2
«Что же это за детство у тебя было, Мак-Наб?» (так, упорствуя, называл меня Ивор, по мнению коего я походил на изможденного, но изящного молодого актера, принявшего это имя в последние годы своей жизни – или по крайности славы).
Отвратное, нестерпимое. Надлежало б существовать мировому – межмировому – закону, запрещающему начинать жизнь столь нечеловеческим способом. Когда бы в возрасте лет девяти-десяти мои больные страхи не заместились более отвлеченными и пустыми тревогами (проблемами бесконечности, вечности, личности и проч.), я утратил бы разум задолго до того, как обрел размеры и рифмы. Дело идет не о темных комнатах или агонизирующих ангелах об одном крыле, не о длинных коридорах или кошмарных зеркалах, из которых переливаются, растекаясь по полу грязными лужами, отражения, нет, не об этих опочивальнях жути, а – проще и много страшнее – о некоей вкрадчивой, неумолимой связи с иными состояниями бытия, не «бывшими», в точности, и не «будущими», но определенно запредельными, между нами смертными говоря. Мне предстояло еще узнать гораздо, гораздо больше об этих болезненных связях всего несколько десятилетий спустя, так что «не будем опережать событий», как выразился казнимый, отстраняя заношенную, сальную повязку для глаз.

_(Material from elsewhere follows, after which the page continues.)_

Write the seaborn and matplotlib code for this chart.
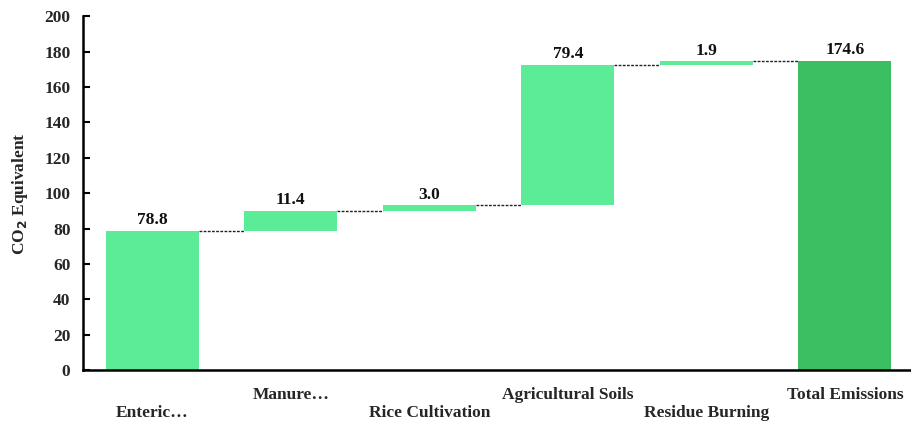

Радости созревания даровали мне временное облегчение. Унылая пора самоинициации миновала меня. Да будет благословенна моя первая сладостная любовь, дитя в плодовом саду, пытливые игры – и ее растопыренная пятерня, с которой капают жемчуга изумления. Домашний учитель позволил мне разделить с ним услуги инженю из частного театра моего двоюродного деда. Две похотливые юные дамы однажды напялили на меня кружевную сорочку и паричок Лорелеи и уложили между собою в постель – «стеснительную малышку-кузину» из скабрезной новеллы, – пока их мужья храпели в соседней комнате после кабаньей охоты. Просторные дома разнообразной родни, с которой я в отрочестве съезжался и разъезжался под бледными летними небесами то одной, то другой из прежних российских губерний, предоставляли мне столько же уступчивых горничных и модных кокеток, сколько могли предложить туалетные и будуары двумя столетьями раньше. Словом, если пора моего младенчества сгодилась бы для ученой диссертации, на которой утверждает пожизненную славу педопсихолог, отрочество в состоянии дать, да, собственно, и дало, порядочное число эротических сцен, рассыпанных, подобно подгнившим сливам и бурым грушам, по книгам стареющего романиста. Собственно, ценность настоящих воспоминаний по преимуществу определяется тем, что они являют catalogue raisonné[1] корней, истоков и занимательных родовых каналов многих образов из моих русских, и особливо английских, произведений.
Родителей я видел не часто. Они разводились, вступали в новые браки и вновь разводились с такой стремительностью, что, будь попечители моего состояния менее бдительны, меня могли бы в конце концов спустить с торгов чете чужаков шотландского или шведского роду-племени, обладателям скорбных мешочков под голодными глазками. Моя поразительная двоюродная бабка – баронесса Бредова, рожденная Толстая, – с лихвой заменяла мне более кровную родню. Ребенком лет семи-восьми, уже таившим секреты законченного безумца, я даже ей (тоже далеко не нормальной) казался слишком уж хмурым и вялым, – на деле-то я, разумеется, предавался наяву грезам самого безобразного свойства.